Employment: Archives 2014 & Earlier

Seattle Takes on Youth/Gang Violence

Seattle has a youth gang problem.

We won’t couch that with the media frenzy terms like “surging juvenile violence” or “growing gang activity,” because the city’s juvenile violent crime referrals stats have hovered between 729 and 812 from 2003 to 2007. The 762 referrals in 2007 are worse than 729 in 2006, but it was well below the 812 referred in 2005.

“It’s not that the problem growing, it’s recognition of a problem,” says Steve Daschle, who heads a nonprofit working in one of the neighborhoods struggling to stave off youth violence.

But the city has a police chief staggered by the 10-year-old baby bangers being brought in, and at least one principal acknowledging the need to take back entire hallways from gangs. And the numbers for the first two-thirds of 2008 are not good: six teenagers dead and 43 youth victims of gun assaults. So it is a problem, and Seattle Mayor Greg Nickels announced his $9 million plan to solve it.
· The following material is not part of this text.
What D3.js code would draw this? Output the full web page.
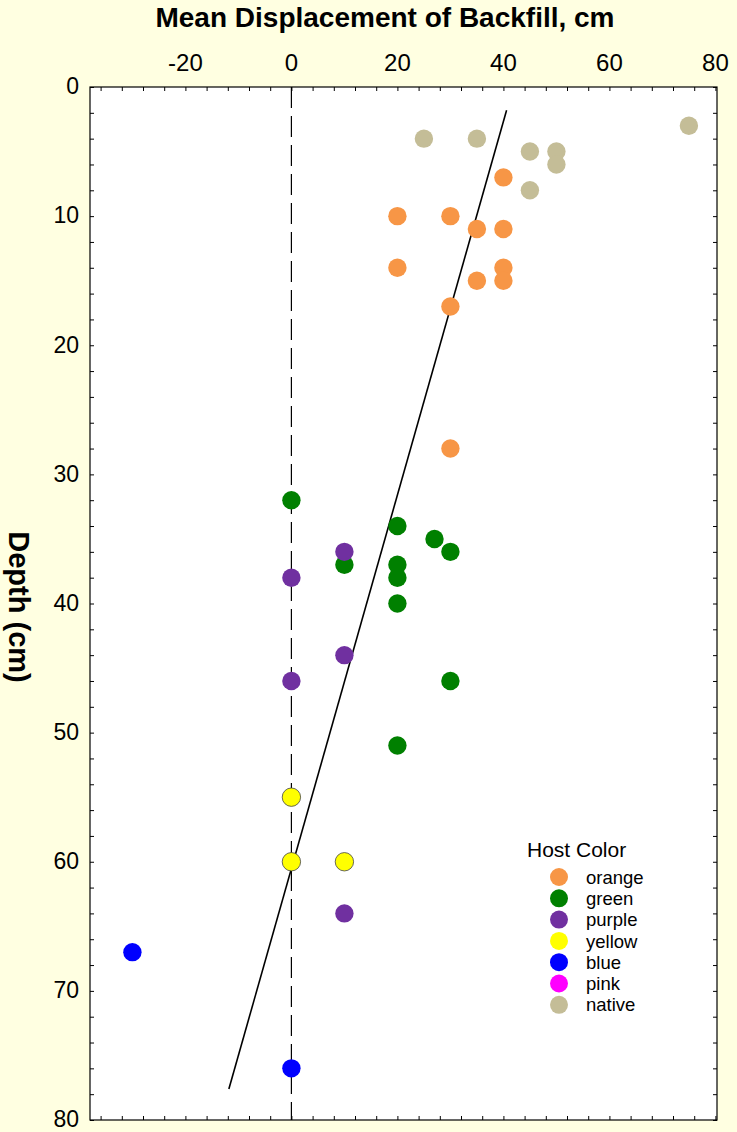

Seattle Post-Intelligencer ran two excellent stories on young gang members in August, which brought the issue into focus just before Nickels rolled out his plan this month. The picture painted by reporter Claudia Rowe is certainly a familiar one to JJ Today as a D.C. resident: groups of teens, low-level drug-dealing, and neighborhood rivalries that turn bloody largely via drug-impaired judgment and a healthy dose of fatalism.

Nickel’s plan already has numbers and targets. Here is a breakdown:

What: $9 million ($5.5 million in new funds, $3.5 million in money redirected from existing programs) for the Seattle Youth Violence Prevention Initiative to curb youth violence.

Where: The Central District, Rainier Valley and Southwest Seattle neighborhoods.

Who: 800 youths that the plan will target, including truants, victims of gang crimes, or frequent visitors to the station house and/or detention center.

When: January 2009 to May 2010, the date at which the city’s goal is to have juvenile violent crime cut in half.

It is the “how,” of course, that will dictate whether this all works. Will it be new strategies to reach youth (using former gang members for outreach has been mentioned), or just more of the same youth work with better funding (which isn’t necessarily a bad thing)?

It is known that the work will be largely coordinated by three key partnering nonprofits: Daschle’s Southwest Youth and Family Services, Urban League of Metropolitan Seattle and Atlantic Street Center.

“I can’t give you specs because I don’t know specifics yet,” Daschle says.

One thing he says will have to be a part of this is resource integration. Cops, priests, youth workers, schools, all have to figure out what their job is in this initiative and do it. With added resources and better organization, the standard excuses won’t be available.

JJ Today will check back once the city council considers Nickel’s budget proposal, sometime after Sept. 29.